Out Of Place Artifacts: leggi qui la recensione del nuovo "OOPArts"
“OOPArts” è il disco d’esordio in nove tracce degli Out Of Place Artifacts, band Indie Rock di Roma, nata nel 2005: “Artefatti fuori luogo. Così sono queste canzoni e così ci sentiamo noi, presenti e distanti da tutto quello che ci circonda”.
“OOPArts” è un disco nato con il tempo e il lavoro; parecchio di entrambi.
Tempo: gli Out Of Place Artifacts sono una band romana attiva dal 2005. Iniziano come band post punk ed esordiscono nel 2011 con un EP che, cambiando le carte in tavola, si fonda sul pianoforte di Alessandro Cendamo e il violino di Giorgio De Toma. A loro si affiancano Andrea De Toma alla chitarra e Riccardo De Stefano al basso. Nel 2012 la formazione si stabilizza: entrano David Schinzari alla voce e Luca Monaldi alla batteria; nel 2014 i ragazzi iniziano a lavorare sul full lenght.
Lavoro: “Artefatti fuori luogo. Così sono queste canzoni e così ci sentiamo noi, presenti e distanti da tutto quello che ci circonda”.“OOPArts” conta nove pezzi.
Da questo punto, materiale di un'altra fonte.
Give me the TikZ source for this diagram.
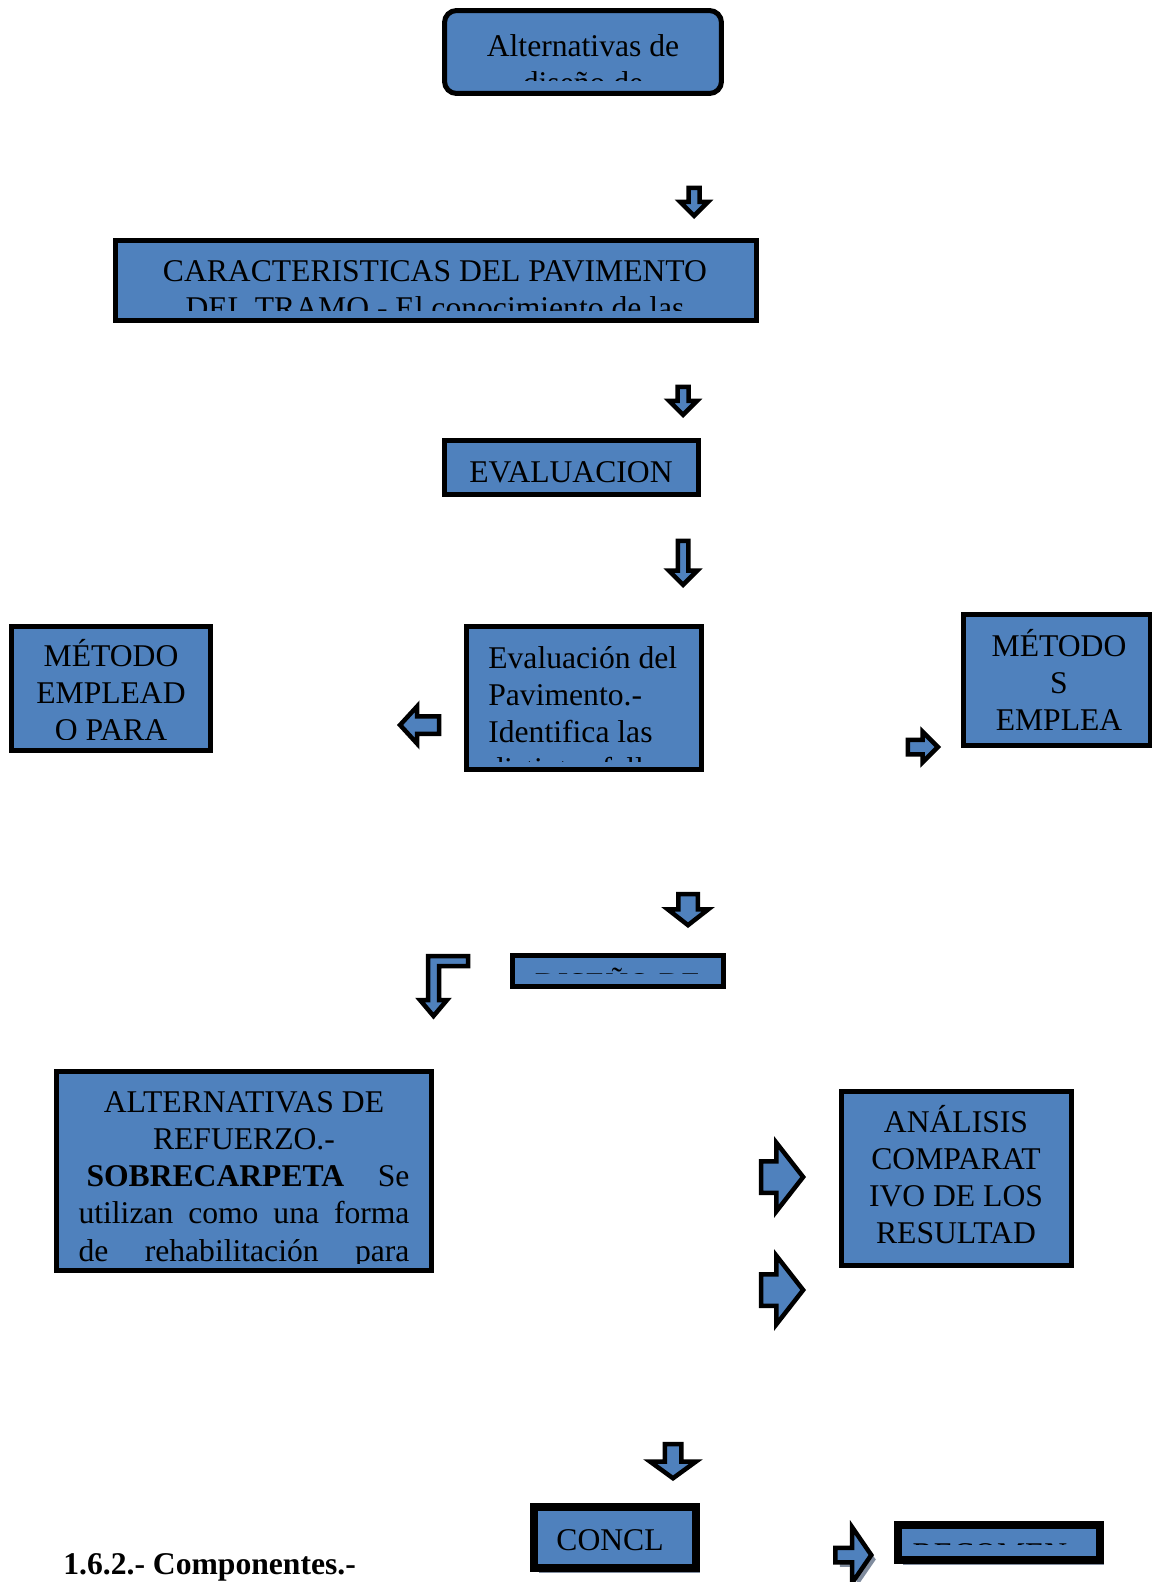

Di quello che fin qui è stato rimangono pianoforte e violino; basta ascoltare “Red” o “Ballantines 12” per capire cosa s’intende. E va bene che parlare di violino fa subito folk, ma il sound della band in questi undici anni si è evoluto piuttosto verso un pop rock quasi cantautorale, sicuramente raffinato, che non disdegna le contaminazioni post ed elettroniche. Tutti i pezzi arrivano con una immediatezza piuttosto coerente, mantenendo le melodie pulite e giocandosi riff non troppo complicati ma sempre arrangiati a dovere. Un risultato figlio dell’esperienza sul palco e il lavoro in studio sul suono, al fianco di Giorgio Pona e Gigi Piscitelli.
C’è un qualcosa di gustosamente anni Novanta in pezzi come “Frog 1”, crescendo dal background post rock, a cavallo tra noise e un certo brit: un mood su cui gli OOTPA hanno sostanzialmente impostato tutta la loro opera prima, un lavoro in cui la band si prende il tempo di suonare, respirando profondamente. Una cosa che sa molto di liberazione... o, volendo essere meno impulsivi, di presentazione di un mondo. Intitolarlo “OOPArts” ha poi secondo me una doppia valenza, prché non stiamo parlando solamente di un album self titled: nei nove pezzi che lo compongono, degli arte-fatti (neanche troppo) fuori luogo, quello che risalta è effettivamente l’arte della band e questo non è poco. Significa avere un'identità ben definita. Idee chiare.
Prendiamolo allora come un primo passo arrivato dopo un cammino piuttosto lungo, ma necessario per dare forma effettiva ad un progetto che da ora possiamo considerare varato. Un buon inizio.